Дж. X.: Вы говорили теплые слова о достижениях различных типов социального гражданства в Европе. В какой степени эти достижения представляют собой сильную идеологию? Можно было бы сказать, что достижения либерального капитализма не особенно связаны с идеологией. «Потребители всех стран, соединяйтесь!» звучит не столь воодушевляюще, как «Пролетарии всех стран, соединяйтесь!» Перформативная сила едва ли является моральным проектом. Можно ли говорить о том, что идеологические проекты менее значимы сегодня, чем в недавнем историческом прошлом? Другими словами, наступил ли конец идеологии?
М. М.: Нет, но, очевидно, существует контраст между первой и второй половинами XX столетия вплоть до настоящих дней. Западные страны вообще менее идеологизированы. Они похоронили фашизм и коммунизм. Социал-демократия не настолько идеологизирована, потому что она обладает такими чертами, которые вы приписывали либеральному капитализму: она более прагматична. Она отказалась от идеи, что существует альтернатива капитализму. Вместо этого предполагается, что можно повысить качество капитализма и «одомашнить» его… воспитать, придать человеческое лицо. Она во многом является тем, что я называю институциализированной идеологией с некоторым ограниченным стремлением к переменам.

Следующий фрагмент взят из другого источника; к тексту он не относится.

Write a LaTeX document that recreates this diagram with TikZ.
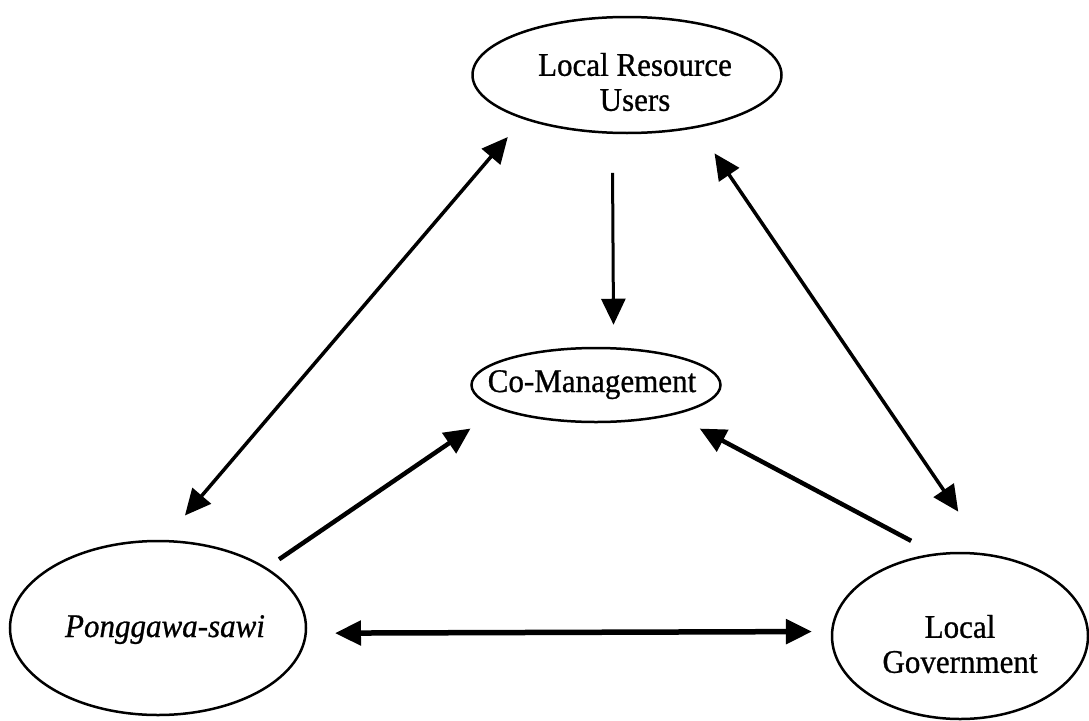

Дж. Х.: То есть она представляет собой социализированный демократический капитализм, а не демократический социализм?
М. М.: Теперь уже да. И национализм тоже был одомашнен. Тот тип национализма, с которым мы имеем дело в развитых странах, если оставить в стороне проблему иммиграции, довольно мил, безопасен и иногда весьма забавен, когда выражает заблуждения, которые каждая страна питает относительно ее уникального достоинства и вклада в мир, и проявляется в кричалках и нарядах футбольных болельщиков. Национализм значительно изменился.
Остаются малые группы, исповедующие левые идеологии, одни из них — традиционные, вроде социализма или анархизма, другие — новые, вроде радикальной экологии. Одновременно в западных странах встречается несколько вариантов консервативной идеологии. В США время от времени в политику прорывается религиозный фундаментализм, а неолиберализм представляет собой по-настоящему утопическую идеологиею. Он несколько похож на социализм. Он не описывает реальное общество. Чисто рыночное общество недостижимо, и, если неолибералы хотят достичь какой-то из своих целей, они должны опираться на альянсы с консервативными политиками, которые дополняют неолиберальные программы своими собственными интересами и идеалами вроде жесткого наказания для преступников, расизма и милитаризма. В прошлом социализму тоже приходилось идти на компромиссы.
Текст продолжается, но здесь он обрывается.